## DATA EXTRACT
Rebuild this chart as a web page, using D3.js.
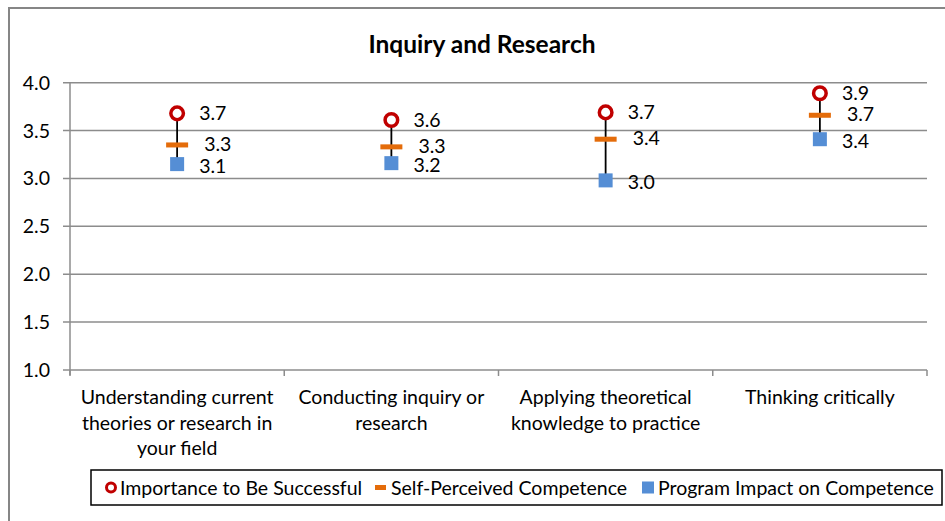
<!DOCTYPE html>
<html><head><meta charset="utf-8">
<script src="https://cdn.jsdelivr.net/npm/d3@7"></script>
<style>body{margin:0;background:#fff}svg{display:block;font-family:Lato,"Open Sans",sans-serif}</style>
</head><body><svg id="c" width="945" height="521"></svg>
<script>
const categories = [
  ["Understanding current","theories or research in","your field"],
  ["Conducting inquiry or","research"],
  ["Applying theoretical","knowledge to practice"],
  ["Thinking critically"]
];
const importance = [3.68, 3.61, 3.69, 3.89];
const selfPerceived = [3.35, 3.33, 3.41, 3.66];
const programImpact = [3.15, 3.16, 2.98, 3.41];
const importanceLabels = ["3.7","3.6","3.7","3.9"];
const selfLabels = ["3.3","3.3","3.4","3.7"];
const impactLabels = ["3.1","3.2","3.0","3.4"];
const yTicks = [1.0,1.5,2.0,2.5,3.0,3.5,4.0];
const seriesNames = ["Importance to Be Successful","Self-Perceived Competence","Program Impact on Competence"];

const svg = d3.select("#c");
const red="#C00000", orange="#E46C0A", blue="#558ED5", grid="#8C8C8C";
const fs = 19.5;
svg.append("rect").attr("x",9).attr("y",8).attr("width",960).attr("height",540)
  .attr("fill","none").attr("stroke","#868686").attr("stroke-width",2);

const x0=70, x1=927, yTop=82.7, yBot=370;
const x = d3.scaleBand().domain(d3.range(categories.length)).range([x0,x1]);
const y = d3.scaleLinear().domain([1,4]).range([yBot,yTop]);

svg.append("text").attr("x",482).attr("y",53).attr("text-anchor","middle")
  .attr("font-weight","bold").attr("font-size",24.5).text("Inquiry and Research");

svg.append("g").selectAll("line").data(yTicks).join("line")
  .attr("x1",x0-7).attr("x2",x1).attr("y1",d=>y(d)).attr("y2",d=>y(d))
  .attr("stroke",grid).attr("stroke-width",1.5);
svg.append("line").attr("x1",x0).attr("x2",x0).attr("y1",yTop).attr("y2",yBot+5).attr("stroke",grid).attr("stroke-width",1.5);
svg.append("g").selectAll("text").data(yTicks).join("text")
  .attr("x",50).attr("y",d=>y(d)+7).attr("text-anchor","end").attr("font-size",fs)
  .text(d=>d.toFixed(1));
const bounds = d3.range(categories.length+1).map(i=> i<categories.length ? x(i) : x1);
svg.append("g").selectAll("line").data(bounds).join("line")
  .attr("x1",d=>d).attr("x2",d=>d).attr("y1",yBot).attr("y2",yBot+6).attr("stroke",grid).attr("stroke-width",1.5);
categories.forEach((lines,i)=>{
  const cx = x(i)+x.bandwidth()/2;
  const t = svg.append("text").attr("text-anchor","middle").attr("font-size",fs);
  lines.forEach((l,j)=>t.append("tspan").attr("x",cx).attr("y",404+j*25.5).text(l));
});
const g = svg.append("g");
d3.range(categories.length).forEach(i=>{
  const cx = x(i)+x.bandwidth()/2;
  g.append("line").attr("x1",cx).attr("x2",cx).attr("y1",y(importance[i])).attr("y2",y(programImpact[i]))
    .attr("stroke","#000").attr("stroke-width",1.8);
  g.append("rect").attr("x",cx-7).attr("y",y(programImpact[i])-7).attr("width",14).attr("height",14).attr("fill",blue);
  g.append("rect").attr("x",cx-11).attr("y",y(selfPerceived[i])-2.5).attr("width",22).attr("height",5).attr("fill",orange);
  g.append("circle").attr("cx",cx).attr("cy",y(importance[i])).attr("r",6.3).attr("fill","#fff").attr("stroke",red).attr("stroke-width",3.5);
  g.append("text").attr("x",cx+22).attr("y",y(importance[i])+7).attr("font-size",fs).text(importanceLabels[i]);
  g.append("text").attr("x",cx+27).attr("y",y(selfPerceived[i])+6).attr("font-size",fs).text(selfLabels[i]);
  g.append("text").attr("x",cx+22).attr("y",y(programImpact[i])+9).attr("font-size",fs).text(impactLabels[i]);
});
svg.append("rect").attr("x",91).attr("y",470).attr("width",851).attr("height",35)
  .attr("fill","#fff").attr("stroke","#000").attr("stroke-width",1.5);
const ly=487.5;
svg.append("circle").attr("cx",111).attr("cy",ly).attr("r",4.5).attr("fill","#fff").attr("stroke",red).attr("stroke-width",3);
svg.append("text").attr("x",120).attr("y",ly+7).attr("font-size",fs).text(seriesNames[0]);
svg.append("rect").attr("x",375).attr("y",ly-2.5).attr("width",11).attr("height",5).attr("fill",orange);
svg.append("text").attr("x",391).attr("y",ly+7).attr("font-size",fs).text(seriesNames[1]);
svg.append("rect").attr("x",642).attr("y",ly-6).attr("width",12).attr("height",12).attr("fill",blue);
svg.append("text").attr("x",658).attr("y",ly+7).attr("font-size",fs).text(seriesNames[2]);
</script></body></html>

## WRITTEN REQUEST
Omit the pictures, and quote the material above exactly as given.

## EXERCISE RESPONSE
Rebuild this chart as a web page, using D3.js.
<!DOCTYPE html>
<html><head><meta charset="utf-8">
<script src="https://cdn.jsdelivr.net/npm/d3@7"></script>
<style>body{margin:0;background:#fff}svg{display:block;font-family:Lato,"Open Sans",sans-serif}</style>
</head><body><svg id="c" width="945" height="521"></svg>
<script>
const categories = [
  ["Understanding current","theories or research in","your field"],
  ["Conducting inquiry or","research"],
  ["Applying theoretical","knowledge to practice"],
  ["Thinking critically"]
];
const importance = [3.68, 3.61, 3.69, 3.89];
const selfPerceived = [3.35, 3.33, 3.41, 3.66];
const programImpact = [3.15, 3.16, 2.98, 3.41];
const importanceLabels = ["3.7","3.6","3.7","3.9"];
const selfLabels = ["3.3","3.3","3.4","3.7"];
const impactLabels = ["3.1","3.2","3.0","3.4"];
const yTicks = [1.0,1.5,2.0,2.5,3.0,3.5,4.0];
const seriesNames = ["Importance to Be Successful","Self-Perceived Competence","Program Impact on Competence"];

const svg = d3.select("#c");
const red="#C00000", orange="#E46C0A", blue="#558ED5", grid="#8C8C8C";
const fs = 19.5;
svg.append("rect").attr("x",9).attr("y",8).attr("width",960).attr("height",540)
  .attr("fill","none").attr("stroke","#868686").attr("stroke-width",2);

const x0=70, x1=927, yTop=82.7, yBot=370;
const x = d3.scaleBand().domain(d3.range(categories.length)).range([x0,x1]);
const y = d3.scaleLinear().domain([1,4]).range([yBot,yTop]);

svg.append("text").attr("x",482).attr("y",53).attr("text-anchor","middle")
  .attr("font-weight","bold").attr("font-size",24.5).text("Inquiry and Research");

svg.append("g").selectAll("line").data(yTicks).join("line")
  .attr("x1",x0-7).attr("x2",x1).attr("y1",d=>y(d)).attr("y2",d=>y(d))
  .attr("stroke",grid).attr("stroke-width",1.5);
svg.append("line").attr("x1",x0).attr("x2",x0).attr("y1",yTop).attr("y2",yBot+5).attr("stroke",grid).attr("stroke-width",1.5);
svg.append("g").selectAll("text").data(yTicks).join("text")
  .attr("x",50).attr("y",d=>y(d)+7).attr("text-anchor","end").attr("font-size",fs)
  .text(d=>d.toFixed(1));
const bounds = d3.range(categories.length+1).map(i=> i<categories.length ? x(i) : x1);
svg.append("g").selectAll("line").data(bounds).join("line")
  .attr("x1",d=>d).attr("x2",d=>d).attr("y1",yBot).attr("y2",yBot+6).attr("stroke",grid).attr("stroke-width",1.5);
categories.forEach((lines,i)=>{
  const cx = x(i)+x.bandwidth()/2;
  const t = svg.append("text").attr("text-anchor","middle").attr("font-size",fs);
  lines.forEach((l,j)=>t.append("tspan").attr("x",cx).attr("y",404+j*25.5).text(l));
});
const g = svg.append("g");
d3.range(categories.length).forEach(i=>{
  const cx = x(i)+x.bandwidth()/2;
  g.append("line").attr("x1",cx).attr("x2",cx).attr("y1",y(importance[i])).attr("y2",y(programImpact[i]))
    .attr("stroke","#000").attr("stroke-width",1.8);
  g.append("rect").attr("x",cx-7).attr("y",y(programImpact[i])-7).attr("width",14).attr("height",14).attr("fill",blue);
  g.append("rect").attr("x",cx-11).attr("y",y(selfPerceived[i])-2.5).attr("width",22).attr("height",5).attr("fill",orange);
  g.append("circle").attr("cx",cx).attr("cy",y(importance[i])).attr("r",6.3).attr("fill","#fff").attr("stroke",red).attr("stroke-width",3.5);
  g.append("text").attr("x",cx+22).attr("y",y(importance[i])+7).attr("font-size",fs).text(importanceLabels[i]);
  g.append("text").attr("x",cx+27).attr("y",y(selfPerceived[i])+6).attr("font-size",fs).text(selfLabels[i]);
  g.append("text").attr("x",cx+22).attr("y",y(programImpact[i])+9).attr("font-size",fs).text(impactLabels[i]);
});
svg.append("rect").attr("x",91).attr("y",470).attr("width",851).attr("height",35)
  .attr("fill","#fff").attr("stroke","#000").attr("stroke-width",1.5);
const ly=487.5;
svg.append("circle").attr("cx",111).attr("cy",ly).attr("r",4.5).attr("fill","#fff").attr("stroke",red).attr("stroke-width",3);
svg.append("text").attr("x",120).attr("y",ly+7).attr("font-size",fs).text(seriesNames[0]);
svg.append("rect").attr("x",375).attr("y",ly-2.5).attr("width",11).attr("height",5).attr("fill",orange);
svg.append("text").attr("x",391).attr("y",ly+7).attr("font-size",fs).text(seriesNames[1]);
svg.append("rect").attr("x",642).attr("y",ly-6).attr("width",12).attr("height",12).attr("fill",blue);
svg.append("text").attr("x",658).attr("y",ly+7).attr("font-size",fs).text(seriesNames[2]);
</script></body></html>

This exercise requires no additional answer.